Ce qui intéresse Audiard, c’est l’interaction des individus au hasard des chemins qui se croisent, des rames de métro qui filent, des portes de bureau ou d’appartement qui s’ouvrent et se referment, des écrans d’ordinateur qui s’allument et s’éteignent. Loin de toute fatalité, Audiard explore des instants ou des prouesses de vie au pied des immeubles, en haut des escaliers de la dalle, dans les allées d’une supérette, entre les tables d’un restaurant, sur un canapé de salon, dans le local des poubelles.

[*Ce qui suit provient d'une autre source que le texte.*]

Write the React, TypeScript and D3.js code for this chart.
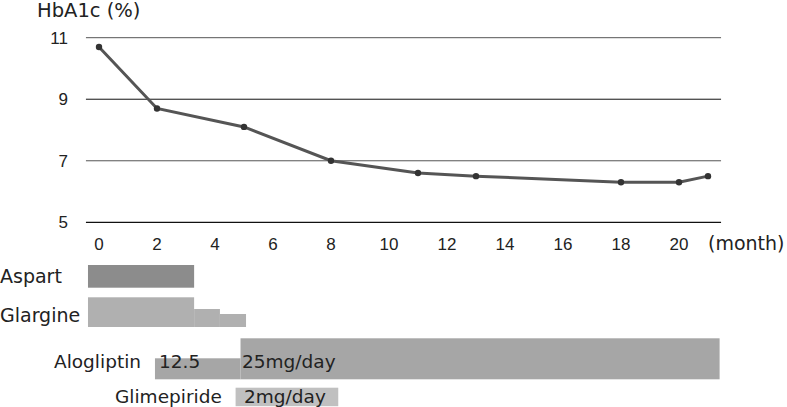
import React from "react";
import * as d3 from "d3";

const months = [0, 2, 5, 8, 11, 13, 18, 20, 21];
const hba1c = [10.7, 8.7, 8.1, 7.0, 6.6, 6.5, 6.3, 6.3, 6.5];
const yTicks = [5, 7, 9, 11];
const xTicks = [0, 2, 4, 6, 8, 10, 12, 14, 16, 18, 20];

// treatment segments: [start month, end month]
const aspart = [[-0.38, 3.28]];
const glargine = [[-0.38, 3.28], [3.28, 4.17], [4.17, 5.07]];
const alogliptin = [[1.93, 4.88], [4.88, 21.4]];
const alogliptinText = ["12.5", "25mg/day"];
const glimepiride = [[4.71, 8.25]];
const glimepirideText = ["2mg/day"];

const W = 787;
const H = 407;
const labelFont = "'DejaVu Sans', Verdana, sans-serif";
const tickFont = "'Liberation Sans', Arial, sans-serif";

export default function App() {
  const x = d3.scaleLinear().domain([0, 20]).range([99, 679]);
  const y = d3.scaleLinear().domain([5, 11]).range([222.3, 37.7]);
  const line = d3
    .line<number>()
    .x((_, i) => x(months[i]))
    .y((v) => y(v));
  const gridX0 = x(-0.45);
  const gridX1 = x(21.45);

  // Glargine step tops (relative dose levels)
  const glargineTops = [297.3, 309, 314];

  return (
    <svg
      width={W}
      height={H}
      style={{ position: "absolute", left: 0, top: 0, background: "#fff" }}
    >
      <text x={37} y={17} fontFamily={labelFont} fontSize={19.5} fill="#222">
        HbA1c (%)
      </text>
      {yTicks.map((t) => (
        <g key={t}>
          <line
            x1={gridX0}
            x2={gridX1}
            y1={y(t)}
            y2={y(t)}
            stroke={t === 5 || t === 9 ? "#111" : "#555"}
            strokeWidth={t === 5 ? 1.2 : 1}
          />
          <text
            x={68}
            y={y(t)}
            dy="0.35em"
            textAnchor="end"
            fontFamily={tickFont}
            fontSize={17}
            fill="#222"
          >
            {t}
          </text>
        </g>
      ))}
      {xTicks.map((t) => (
        <text
          key={t}
          x={x(t)}
          y={250}
          textAnchor="middle"
          fontFamily={tickFont}
          fontSize={17}
          fill="#222"
        >
          {t}
        </text>
      ))}
      <text x={708} y={250} fontFamily={labelFont} fontSize={19} fill="#222">
        (month)
      </text>

      <path d={line(hba1c) || ""} fill="none" stroke="#555" strokeWidth={3} />
      {hba1c.map((v, i) => (
        <circle key={i} cx={x(months[i])} cy={y(v)} r={3.2} fill="#333" />
      ))}

      {/* Aspart */}
      <text x={0} y={283} fontFamily={labelFont} fontSize={19} fill="#222">
        Aspart
      </text>
      {aspart.map(([s, e], i) => (
        <rect key={i} x={x(s)} y={265} width={x(e) - x(s)} height={22.7} fill="#8c8c8c" />
      ))}

      {/* Glargine */}
      <text x={0} y={322} fontFamily={labelFont} fontSize={19} fill="#222">
        Glargine
      </text>
      {glargine.map(([s, e], i) => (
        <rect
          key={i}
          x={x(s)}
          y={glargineTops[i]}
          width={x(e) - x(s)}
          height={327 - glargineTops[i]}
          fill="#b0b0b0"
        />
      ))}

      {/* Alogliptin */}
      <text x={54} y={368} fontFamily={labelFont} fontSize={18.5} fill="#222">
        Alogliptin
      </text>
      {alogliptin.map(([s, e], i) => {
        const top = i === 0 ? 358.3 : 338.3;
        return (
          <rect key={i} x={x(s)} y={top} width={x(e) - x(s)} height={379.3 - top} fill="#a6a6a6" />
        );
      })}
      {alogliptin.map(([s], i) => (
        <text
          key={"t" + i}
          x={x(s) + (i === 0 ? 4 : 1.5)}
          y={368}
          fontFamily={labelFont}
          fontSize={18.5}
          fill="#222"
        >
          {alogliptinText[i]}
        </text>
      ))}

      {/* Glimepiride */}
      <text x={115} y={403} fontFamily={labelFont} fontSize={18.5} fill="#222">
        Glimepiride
      </text>
      {glimepiride.map(([s, e], i) => (
        <rect key={i} x={x(s)} y={387.7} width={x(e) - x(s)} height={18.5} fill="#c0c0c0" />
      ))}
      {glimepiride.map(([s], i) => (
        <text
          key={"g" + i}
          x={x(s) + 8.5}
          y={403}
          fontFamily={labelFont}
          fontSize={18.5}
          fill="#222"
        >
          {glimepirideText[i]}
        </text>
      ))}
    </svg>
  );
}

Le quartier des Olympiades se laisse filmer comme un microcosme de promesses, se laisse presque sublimer, de nuit comme de jour. Les contre-plongées des tours, dont chacune porte le nom d’une ville olympique – Athènes, Sapporo, Mexico, Tokyo, Helsinki… –, font de la ville un lieu d’entrain, d’impulsion, d’envolée. On aurait pu s’attendre à de l’uniformité dysphorique, à de la grisaille déshumanisante. Rien de tout cela. Malgré une lumière blanche quasi permanente qui enveloppe les intérieurs et domine le bitume comme pour créer une vacuité, il y a du mouvement dans l’air et l’espoir de défis à inventer. La musique électro de Rone illustre, soulève ou heurte les images urbaines. Audiard écrit là sa partition de la ville en ses bruits et silences, offre une rhapsodie visuelle en noir et blanc où le banal devient beau.